Study: Surgery to Remove Herniated Discs in the Neck Can Be Safely Performed in Outpatient Setting in Select Patients
Surgery to remove multiple herniated or degenerated discs in the neck, a procedure known as anterior cervical discectomy and fusion (ACDF), can be safely performed in an outpatient setting in select patients, according to a study at Hospital for Special Surgery (HSS) in New York City.
The research, titled, "A Comparison of Multilevel Anterior Cervical Discectomy and Fusion Performed in an Inpatient versus Outpatient Setting," was presented today at the American Academy of Orthopaedic Surgeons Annual Meeting in Las Vegas.
"An emphasis on reducing healthcare costs has led to numerous surgeries in a wide range of specialties being performed on an outpatient basis," said Sheeraz Qureshi, MD, MBA, the Patty and Jay Baker Chair in Minimally Invasive Spine Surgery at HSS. "Single-level ACDF, in which one disc is removed, is one of the most common spine surgeries performed in an outpatient setting."

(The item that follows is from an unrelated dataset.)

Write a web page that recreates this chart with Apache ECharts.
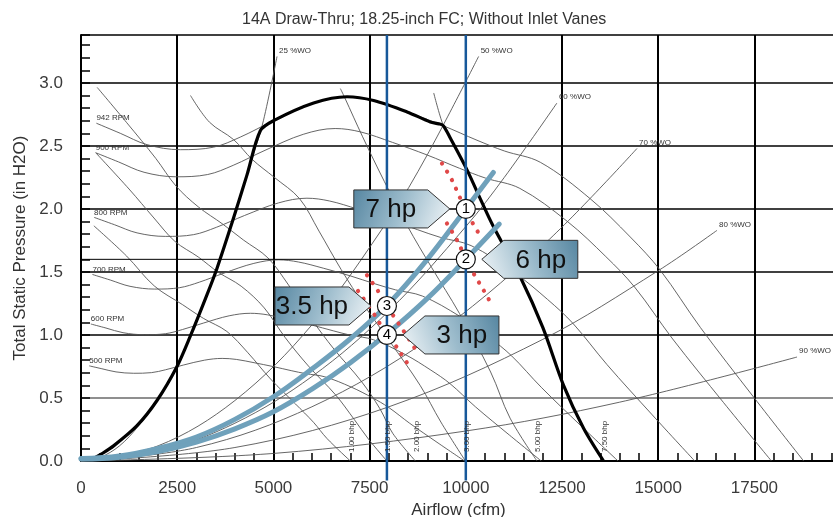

ACDF may be performed when pain is ongoing and nonsurgical treatments fail to provide relief. The procedure involves removing the damaged disc or discs, as well as any bone spurs that have developed. After the disc is removed, a bone graft is inserted in the open space. The graft serves as a bridge between the two vertebrae to create a spinal fusion. To relieve symptoms, the surgeon may remove one disc (single-level ACDF) or multiple discs (multi-level ACDF).
Despite the success of single-level ACDF in the outpatient setting, concerns over increased post-operative complications, including respiratory problems, have curtailed the performance of multi-level ACDF in the outpatient setting, according to Dr. Qureshi. He and colleagues set out to compare early outcomes and safety in multi-level ACDF in the inpatient versus outpatient setting, looking at various patient and procedural factors.
The study included patient demographics; baseline patient differences, such as additional health issues; blood loss; operative time; hospital length of stay; and complications. Researchers also compared patient-reported outcomes, which evaluated improvement in pain, function and well-being from the patient’s perspective.
Of the 103 patients in this study, 57 had surgery as outpatients and 46 had a hospital stay. The inpatients were older (median age 57 versus 52 years old).
Outpatient surgery was performed more often when there were fewer discs being removed. Of the 83 two-level ACDF cases, 60.2% were outpatient surgeries. Of the 20 three-level cases, 35% were in the outpatient setting. Outpatients had shorter operative times (71 versus 84 minutes) and a significantly shorter hospital length of stay (8.5 versus 35.8 hours). There was no difference in postoperative pain.
At six month follow-up, both groups reported significant improvement in pain and function.
"In our study, the surgical setting did not impact patient-reported outcomes. The results suggest that multi-level ACDF can be performed safely in the outpatient setting without an increased risk of complications in appropriately selected patients," Dr. Qureshi noted. "Specifically, the patient’s age, additional health conditions, and number of levels being fused should be taken into consideration when deciding whether to perform multi-level ACDF in an outpatient setting."